Naples laughs and, after a brief conference with his wife, continues. “Then they tried to tell me it was from the tattoos, the color from the tattoos was causin’ my chloracne. On my legs? I don’t have tattoos on my legs. And then,” laughing, “I go down the hall to see this next doctor and I tell him about the headaches, the stomach cramps, and everything, and he says, and this is exactly what he said, he says, ‘Joe, the headaches are just tension. And we consider you a “breather” or a “sigher.” ’ That’s what he said I was, that was his entire diagnosis.”

“And I’m considered an air swallower,” Sutton announces with a touch of pride. “But see, it’s true that some of us have difficulty getting air into our lungs or oxygen to our blood. So the VA calls people like Joe who may need to take an extra breath now and then ‘breathers’ or ‘sighers.’ ”

In the beginning, says Sutton, the VA tried to tell him that he could not have been exposed to toxic herbicides because he served with the Navy in Vietnam. “Yeah, they’ll take my service records and say, ‘But you were in the Navy, you couldn’t have been exposed.’ But look,” opening his photo album to a page of zippo monitors, “you see how close we were to the riverbank.

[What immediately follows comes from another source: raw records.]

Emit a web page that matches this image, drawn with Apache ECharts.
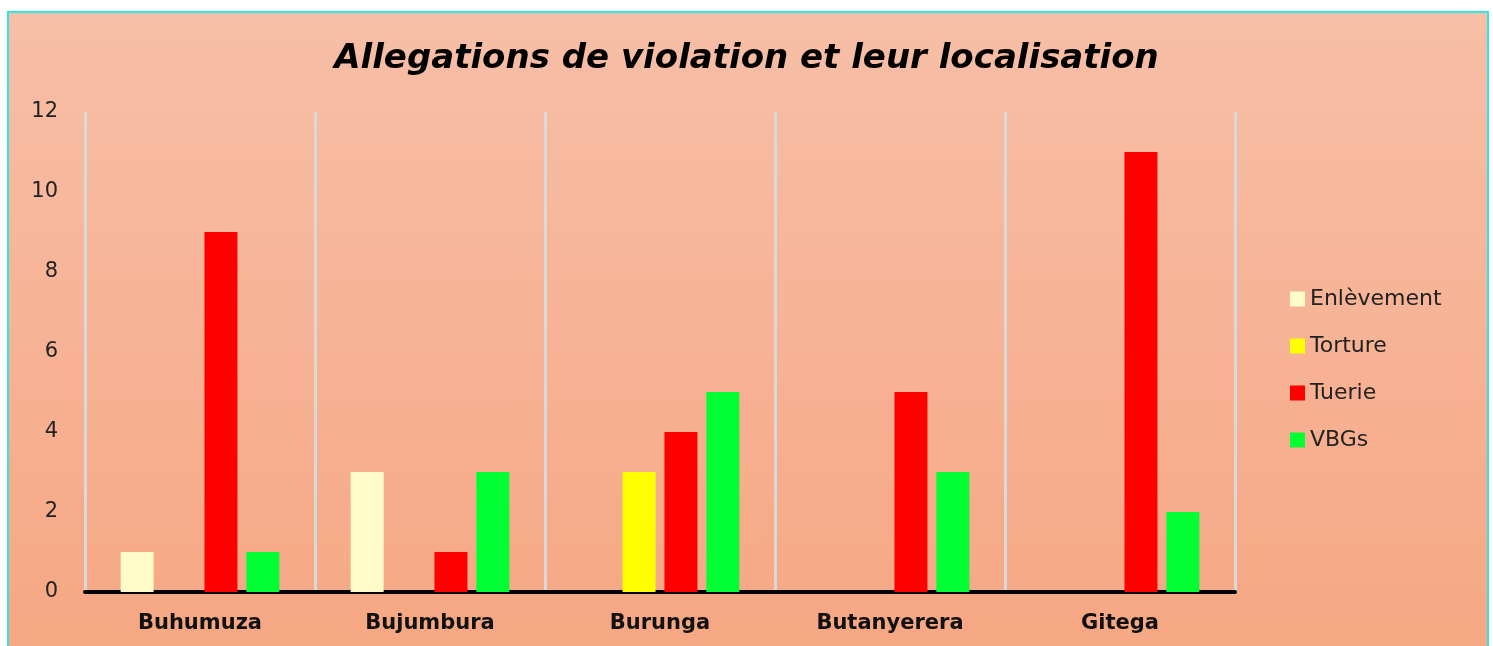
<!DOCTYPE html>
<html>
<head>
<meta charset="utf-8">
<script src="https://cdn.jsdelivr.net/npm/echarts@6/dist/echarts.min.js"></script>
<style>
  html,body{margin:0;padding:0;background:#fff;overflow:hidden;}
  #bg{position:absolute;left:7px;top:11px;width:1478px;height:660px;
      border:2px solid #2ee6e6;border-bottom:none;
      background:linear-gradient(#f7bfa7,#f6a682);}
  #main{position:absolute;left:0;top:0;width:1493px;height:646px;}
</style>
</head>
<body>
<div id="bg"></div>
<div id="main"></div>
<script>
const categories=['Buhumuza','Bujumbura','Burunga','Butanyerera','Gitega'];
const enlevement=[1,3,0,0,0];
const torture=[0,0,3,0,0];
const tuerie=[9,1,4,5,11];
const vbgs=[1,3,5,3,2];
const yTicks=[0,2,4,6,8,10,12];

const chart=echarts.init(document.getElementById('main'));
const font='"DejaVu Sans", sans-serif';

const bar=(name,data,color)=>({
    name:name,
    type:'bar',
    data:data,
    barGap:'27%',
    barCategoryGap:'31%',
    itemStyle:{color:color},
    emphasis:{disabled:true}
});

chart.setOption({
    backgroundColor:'transparent',
    animation:false,
    title:{
        text:'Allegations de violation et leur localisation',
        left:'center',
        top:37,
        textStyle:{fontFamily:font,fontSize:34,fontWeight:'bold',fontStyle:'italic',color:'#000'}
    },
    legend:{
        orient:'vertical',
        left:1285,
        top:283,
        itemWidth:15,
        itemHeight:15,
        itemGap:25,
        icon:'rect',
        textStyle:{fontFamily:font,fontSize:22,color:'#222'}
    },
    grid:{left:85,right:258,top:112,bottom:54,containLabel:false},
    xAxis:{
        type:'category',
        data:categories,
        axisLine:{lineStyle:{color:'#000',width:4}},
        axisTick:{show:false},
        splitLine:{show:true,lineStyle:{color:'#d9d9d9',width:3}},
        axisLabel:{fontFamily:font,fontSize:21,fontWeight:'bold',color:'#111',margin:21}
    },
    yAxis:{
        type:'value',
        min:yTicks[0],
        max:yTicks[yTicks.length-1],
        interval:2,
        axisLine:{show:false},
        axisTick:{show:false},
        splitLine:{show:false},
        axisLabel:{fontFamily:font,fontSize:21,color:'#222',margin:27}
    },
    series:[
        bar('Enlèvement',enlevement,'#fffcc8'),
        bar('Torture',torture,'#ffff00'),
        bar('Tuerie',tuerie,'#ff0000'),
        bar('VBGs',vbgs,'#00ff33')
    ]
});
</script>
</body>
</html>
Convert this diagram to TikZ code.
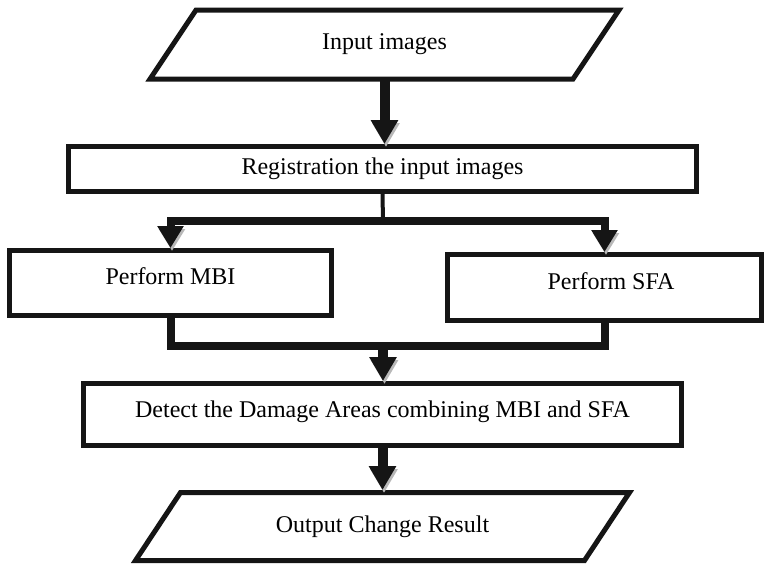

Our flamethrowers were pressurized at two thousand pounds per square inch and could reach the length of a football field, but sometimes we were as close to the bank as we are right now from that fence,” pointing to the fence that surrounds his backyard, a distance of no more than thirty feet. “So when the wind was from the wrong direction it came right back in our face, you got it, you got the smoke. And you’ve got to remember too that when plants and wood take up the Agent Orange and it is burned, you can get more dioxin. And we
were always in and out of the water, taking baths, and even swimming in places where there was obviously run-off from the defoliated banks. We had one of those fifty-five-gallon herbicide drums on our boat too, and we cut it in half, painted it green, and used it for a shower. Now what was in that drum I wouldn’t know, and some of the guys even used those drums to store watermelons in, or for barbeques, or God knows what all.”